One way to address the fast-aging population, and consequently, revitalize the economy, is to implement a proactive immigration policy. Like the U.S., Korea needs to regard immigrants as assets, not liabilities, for economic dynamism. Another possible solution to this issue is to develop a proactive welfare policy that includes hiking the birth rate as a goal.

The recently culminated London Olympics was a significant morale booster to Koreans. As is well known, Korean athletes won 13 gold medals and 28 medals in total, placing the country fifth and ninth, respectively, among the 204 participating countries. Team Korea exceeded its “10-10” goal, namely to place in the top 10 by winning 10 gold medals. This overachievement illustrates how crucial it is in Korean society to set and work toward a goal.

In a similar vein, Korea has become the only country to achieve both industrialization and democracy in just two generations. The so-called “Miracle of the Han River” became possible partly because of a well-designed economic development program.

Then, why did Korea stop setting economic goals for its future? The government has said that a five-year economic development plan, which was suspended in the early 1990s, is a practice only of socialist countries. Although the country may not need such an economic development program, it still needs a visionary national leader and dedicated technocrats capable of guiding the country.

Korea has lost sight of the long-term strategy that served its economy well for the past six decades. Instead, recent presidents have gone off on ad hoc economic adventures. They struggled to chart short-term tactics.

The three leading presidential candidates — conservative Park Geun-hye and liberals Moon Jae-in and Ahn Cheol-soo — competitively vow to tame conglomerates and expand welfare. Yet none of them have outlined their visions for the nation’s long-term growth. They are in a negative campaign mode. They still believe that the president should exercise his or her discretionary power to isolate the strong and the recalcitrant.

According to Song Byoung-jun, president of the Korea Institute for Industrial Economics and Trade, Korea needs to manage its economy well; otherwise, it will fall from 12th to 20th place in terms of GDP. Indeed, instead of trumpeting the nation’s credit-rating upgrade and blaming Korea’s anemic economy on the EU crisis, Korean policymakers should chart plans to reverse the structural economic downturn.

Chae Wook, president of the Korea Institute for International Economic Policy, said that solutions must be long-term, consistent and fundamental: “A stopgap stimulus package will only distort the economy. A bold deregulation of the unproductive and underutilized services market is needed in order to stimulate domestic demand.” Meanwhile, Hyundai Research Institute President Kim Joo-hyun identified the overleveraged household debt, the moribund housing-market slump and sluggish corporate investment as areas for immediate policy attention.

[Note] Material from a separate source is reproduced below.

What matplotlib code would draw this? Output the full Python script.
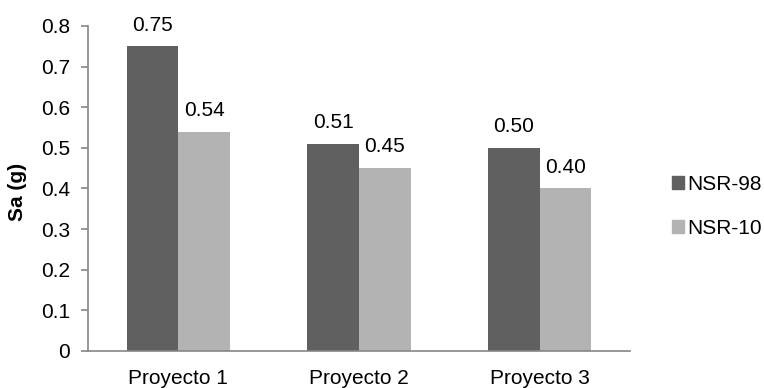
import matplotlib
matplotlib.use("Agg")
import matplotlib.pyplot as plt
import numpy as np
from matplotlib.patches import Patch

plt.rcParams['font.family'] = ['Liberation Sans', 'DejaVu Sans']

categories = ["Proyecto 1", "Proyecto 2", "Proyecto 3"]
series_names = ["NSR-98", "NSR-10"]
nsr98 = [0.75, 0.51, 0.50]
nsr10 = [0.54, 0.45, 0.40]
y_ticks = [0, 0.1, 0.2, 0.3, 0.4, 0.5, 0.6, 0.7, 0.8]
y_ticklabels = ["0", "0.1", "0.2", "0.3", "0.4", "0.5", "0.6", "0.7", "0.8"]

dark = "#606060"
light = "#b3b3b3"
axis_gray = "#868686"
fs = 15

fig = plt.figure(figsize=(7.64, 3.88), dpi=100)
ax = fig.add_axes([0.1152, 0.0954, 0.7094, 0.8376])

x = np.arange(len(categories))
w = 1 / 3.5
b1 = ax.bar(x - w / 2, nsr98, width=w, color=dark, label=series_names[0])
b2 = ax.bar(x + w / 2, nsr10, width=w, color=light, label=series_names[1])

for bars, vals in ((b1, nsr98), (b2, nsr10)):
    for rect, v in zip(bars, vals):
        ax.annotate(f"{v:.2f}", (rect.get_x() + rect.get_width() / 2, v),
                    xytext=(0, 8.5), textcoords="offset points",
                    ha="center", va="bottom", fontsize=fs)

ax.set_xlim(-0.5, len(categories) - 0.5)
ax.set_ylim(0, 0.8)
ax.set_yticks(y_ticks)
ax.set_yticklabels(y_ticklabels, fontsize=fs)
ax.set_xticks(x)
ax.set_xticklabels(categories, fontsize=fs)
ax.tick_params(axis="x", length=0, pad=13)
ax.tick_params(axis="y", length=5, width=1.2, color=axis_gray, pad=8)
for s in ("top", "right"):
    ax.spines[s].set_visible(False)
for s in ("left", "bottom"):
    ax.spines[s].set_color(axis_gray)
    ax.spines[s].set_linewidth(1.2)

ax.set_ylabel("Sa (g)", fontsize=fs, fontweight="bold", va="center")
ax.yaxis.set_label_coords(-0.131, 0.49)

handles = [Patch(color=dark), Patch(color=light)]
fig.legend(handles, series_names, loc="center left", bbox_to_anchor=(0.8796, 0.468),
           frameon=False, fontsize=fs, handlelength=0.58, handleheight=0.58,
           handletextpad=0.15, labelspacing=1.2, borderaxespad=0, borderpad=0)

fig.savefig("out.png", dpi=100)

Whoever wins the presidency will face a tough time as he or she will take an oath next February — a time when the economy is predicted to be at its lowest point. One of his or her more significant challenges is the lack of short-term magic solution to the economic inertia. As long as the public debate focuses on egalitarianism, the next administration will have few tools to stimulate the economy.

Korea needs a long-term solution for its long-term sustainable growth, but the people will be clamoring to see an immediate, dramatic breakthrough. This public impatience will be a dilemma for the next president.

Without an annual growth of 5.6 percent, Korea would never overtake Japan’s economy. Without hiking the birth rate up to 2.1, the economy will lose its vitality and head for a downward path.